AIM:
The data below should be restated word for word, with every picture omitted.
== == ==
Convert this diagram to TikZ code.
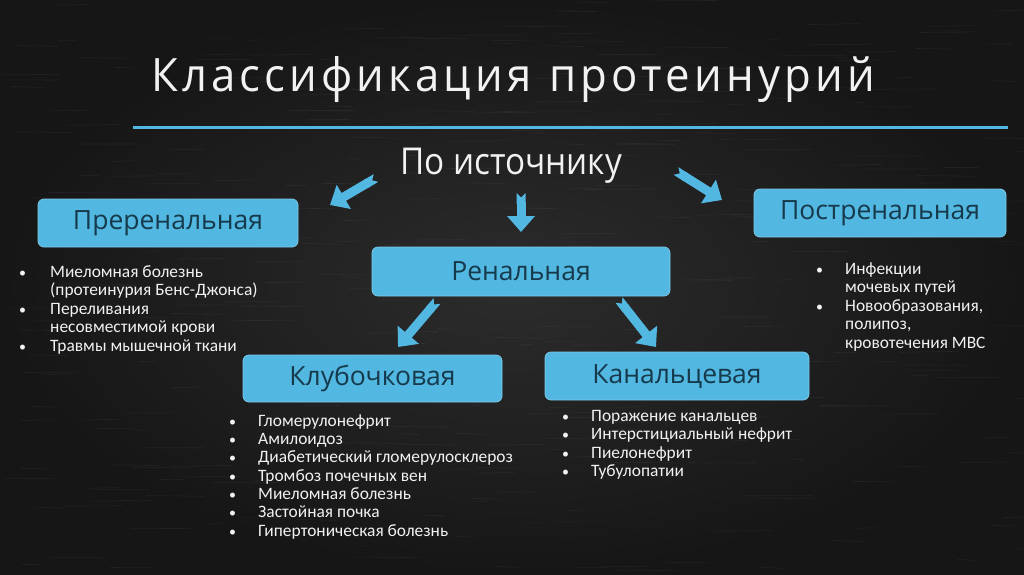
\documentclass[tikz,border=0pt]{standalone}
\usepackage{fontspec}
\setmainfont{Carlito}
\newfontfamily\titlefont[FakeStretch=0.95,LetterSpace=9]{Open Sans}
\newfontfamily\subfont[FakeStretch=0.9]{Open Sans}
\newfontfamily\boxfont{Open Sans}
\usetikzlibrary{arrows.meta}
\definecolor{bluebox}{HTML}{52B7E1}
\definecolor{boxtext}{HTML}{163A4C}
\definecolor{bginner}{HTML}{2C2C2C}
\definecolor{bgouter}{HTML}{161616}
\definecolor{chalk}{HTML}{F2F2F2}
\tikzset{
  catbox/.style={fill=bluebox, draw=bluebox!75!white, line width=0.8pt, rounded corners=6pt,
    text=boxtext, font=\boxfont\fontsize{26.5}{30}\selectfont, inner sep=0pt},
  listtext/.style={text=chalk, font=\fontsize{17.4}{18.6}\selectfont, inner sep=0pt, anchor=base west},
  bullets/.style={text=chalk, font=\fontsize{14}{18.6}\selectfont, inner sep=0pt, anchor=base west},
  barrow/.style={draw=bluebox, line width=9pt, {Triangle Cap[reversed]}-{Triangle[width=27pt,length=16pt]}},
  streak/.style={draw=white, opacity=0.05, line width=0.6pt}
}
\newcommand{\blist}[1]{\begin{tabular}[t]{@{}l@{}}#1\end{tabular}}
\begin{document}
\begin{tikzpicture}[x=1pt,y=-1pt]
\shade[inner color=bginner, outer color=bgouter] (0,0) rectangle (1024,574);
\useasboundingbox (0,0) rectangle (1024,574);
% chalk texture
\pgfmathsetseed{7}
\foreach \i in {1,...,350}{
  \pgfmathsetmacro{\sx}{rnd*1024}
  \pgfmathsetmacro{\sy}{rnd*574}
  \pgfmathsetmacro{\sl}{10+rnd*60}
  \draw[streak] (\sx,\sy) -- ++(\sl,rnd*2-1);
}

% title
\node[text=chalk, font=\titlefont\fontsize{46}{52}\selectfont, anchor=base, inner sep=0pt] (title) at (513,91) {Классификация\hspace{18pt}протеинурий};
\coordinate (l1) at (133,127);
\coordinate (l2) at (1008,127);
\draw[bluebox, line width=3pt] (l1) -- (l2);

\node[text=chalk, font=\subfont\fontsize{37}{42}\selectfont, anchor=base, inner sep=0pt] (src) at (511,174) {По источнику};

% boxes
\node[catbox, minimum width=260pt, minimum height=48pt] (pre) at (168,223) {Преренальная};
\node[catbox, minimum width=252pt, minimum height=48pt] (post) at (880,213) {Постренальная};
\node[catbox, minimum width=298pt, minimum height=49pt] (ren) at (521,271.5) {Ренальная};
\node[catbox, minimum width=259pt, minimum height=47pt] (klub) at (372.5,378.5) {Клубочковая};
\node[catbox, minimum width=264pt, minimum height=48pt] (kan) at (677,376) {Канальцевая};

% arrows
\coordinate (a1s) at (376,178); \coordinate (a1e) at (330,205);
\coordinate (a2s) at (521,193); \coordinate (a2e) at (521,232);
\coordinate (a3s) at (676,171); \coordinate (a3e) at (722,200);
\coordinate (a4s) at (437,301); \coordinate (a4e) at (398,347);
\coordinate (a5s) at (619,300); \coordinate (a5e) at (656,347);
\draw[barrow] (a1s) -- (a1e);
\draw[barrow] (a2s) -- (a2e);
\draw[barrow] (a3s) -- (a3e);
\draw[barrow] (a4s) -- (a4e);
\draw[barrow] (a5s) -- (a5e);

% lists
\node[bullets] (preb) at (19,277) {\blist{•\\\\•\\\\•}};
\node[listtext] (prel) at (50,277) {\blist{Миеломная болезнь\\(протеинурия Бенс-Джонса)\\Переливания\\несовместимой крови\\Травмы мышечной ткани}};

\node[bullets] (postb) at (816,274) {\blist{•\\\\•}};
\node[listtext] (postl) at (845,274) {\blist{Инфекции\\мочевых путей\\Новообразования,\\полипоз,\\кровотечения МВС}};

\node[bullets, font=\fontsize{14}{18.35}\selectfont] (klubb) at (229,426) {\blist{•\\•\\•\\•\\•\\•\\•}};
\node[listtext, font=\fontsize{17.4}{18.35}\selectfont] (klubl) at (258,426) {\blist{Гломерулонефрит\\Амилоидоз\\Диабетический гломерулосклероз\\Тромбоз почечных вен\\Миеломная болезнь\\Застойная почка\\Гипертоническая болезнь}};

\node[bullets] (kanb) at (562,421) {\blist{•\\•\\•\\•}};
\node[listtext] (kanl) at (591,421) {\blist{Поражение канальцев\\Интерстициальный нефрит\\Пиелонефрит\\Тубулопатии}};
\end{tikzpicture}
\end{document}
== == ==
THE RESULT:
Convert this diagram to TikZ code.
\documentclass[tikz,border=0pt]{standalone}
\usepackage{fontspec}
\setmainfont{Carlito}
\newfontfamily\titlefont[FakeStretch=0.95,LetterSpace=9]{Open Sans}
\newfontfamily\subfont[FakeStretch=0.9]{Open Sans}
\newfontfamily\boxfont{Open Sans}
\usetikzlibrary{arrows.meta}
\definecolor{bluebox}{HTML}{52B7E1}
\definecolor{boxtext}{HTML}{163A4C}
\definecolor{bginner}{HTML}{2C2C2C}
\definecolor{bgouter}{HTML}{161616}
\definecolor{chalk}{HTML}{F2F2F2}
\tikzset{
  catbox/.style={fill=bluebox, draw=bluebox!75!white, line width=0.8pt, rounded corners=6pt,
    text=boxtext, font=\boxfont\fontsize{26.5}{30}\selectfont, inner sep=0pt},
  listtext/.style={text=chalk, font=\fontsize{17.4}{18.6}\selectfont, inner sep=0pt, anchor=base west},
  bullets/.style={text=chalk, font=\fontsize{14}{18.6}\selectfont, inner sep=0pt, anchor=base west},
  barrow/.style={draw=bluebox, line width=9pt, {Triangle Cap[reversed]}-{Triangle[width=27pt,length=16pt]}},
  streak/.style={draw=white, opacity=0.05, line width=0.6pt}
}
\newcommand{\blist}[1]{\begin{tabular}[t]{@{}l@{}}#1\end{tabular}}
\begin{document}
\begin{tikzpicture}[x=1pt,y=-1pt]
\shade[inner color=bginner, outer color=bgouter] (0,0) rectangle (1024,574);
\useasboundingbox (0,0) rectangle (1024,574);
% chalk texture
\pgfmathsetseed{7}
\foreach \i in {1,...,350}{
  \pgfmathsetmacro{\sx}{rnd*1024}
  \pgfmathsetmacro{\sy}{rnd*574}
  \pgfmathsetmacro{\sl}{10+rnd*60}
  \draw[streak] (\sx,\sy) -- ++(\sl,rnd*2-1);
}

% title
\node[text=chalk, font=\titlefont\fontsize{46}{52}\selectfont, anchor=base, inner sep=0pt] (title) at (513,91) {Классификация\hspace{18pt}протеинурий};
\coordinate (l1) at (133,127);
\coordinate (l2) at (1008,127);
\draw[bluebox, line width=3pt] (l1) -- (l2);

\node[text=chalk, font=\subfont\fontsize{37}{42}\selectfont, anchor=base, inner sep=0pt] (src) at (511,174) {По источнику};

% boxes
\node[catbox, minimum width=260pt, minimum height=48pt] (pre) at (168,223) {Преренальная};
\node[catbox, minimum width=252pt, minimum height=48pt] (post) at (880,213) {Постренальная};
\node[catbox, minimum width=298pt, minimum height=49pt] (ren) at (521,271.5) {Ренальная};
\node[catbox, minimum width=259pt, minimum height=47pt] (klub) at (372.5,378.5) {Клубочковая};
\node[catbox, minimum width=264pt, minimum height=48pt] (kan) at (677,376) {Канальцевая};

% arrows
\coordinate (a1s) at (376,178); \coordinate (a1e) at (330,205);
\coordinate (a2s) at (521,193); \coordinate (a2e) at (521,232);
\coordinate (a3s) at (676,171); \coordinate (a3e) at (722,200);
\coordinate (a4s) at (437,301); \coordinate (a4e) at (398,347);
\coordinate (a5s) at (619,300); \coordinate (a5e) at (656,347);
\draw[barrow] (a1s) -- (a1e);
\draw[barrow] (a2s) -- (a2e);
\draw[barrow] (a3s) -- (a3e);
\draw[barrow] (a4s) -- (a4e);
\draw[barrow] (a5s) -- (a5e);

% lists
\node[bullets] (preb) at (19,277) {\blist{•\\\\•\\\\•}};
\node[listtext] (prel) at (50,277) {\blist{Миеломная болезнь\\(протеинурия Бенс-Джонса)\\Переливания\\несовместимой крови\\Травмы мышечной ткани}};

\node[bullets] (postb) at (816,274) {\blist{•\\\\•}};
\node[listtext] (postl) at (845,274) {\blist{Инфекции\\мочевых путей\\Новообразования,\\полипоз,\\кровотечения МВС}};

\node[bullets, font=\fontsize{14}{18.35}\selectfont] (klubb) at (229,426) {\blist{•\\•\\•\\•\\•\\•\\•}};
\node[listtext, font=\fontsize{17.4}{18.35}\selectfont] (klubl) at (258,426) {\blist{Гломерулонефрит\\Амилоидоз\\Диабетический гломерулосклероз\\Тромбоз почечных вен\\Миеломная болезнь\\Застойная почка\\Гипертоническая болезнь}};

\node[bullets] (kanb) at (562,421) {\blist{•\\•\\•\\•}};
\node[listtext] (kanl) at (591,421) {\blist{Поражение канальцев\\Интерстициальный нефрит\\Пиелонефрит\\Тубулопатии}};
\end{tikzpicture}
\end{document}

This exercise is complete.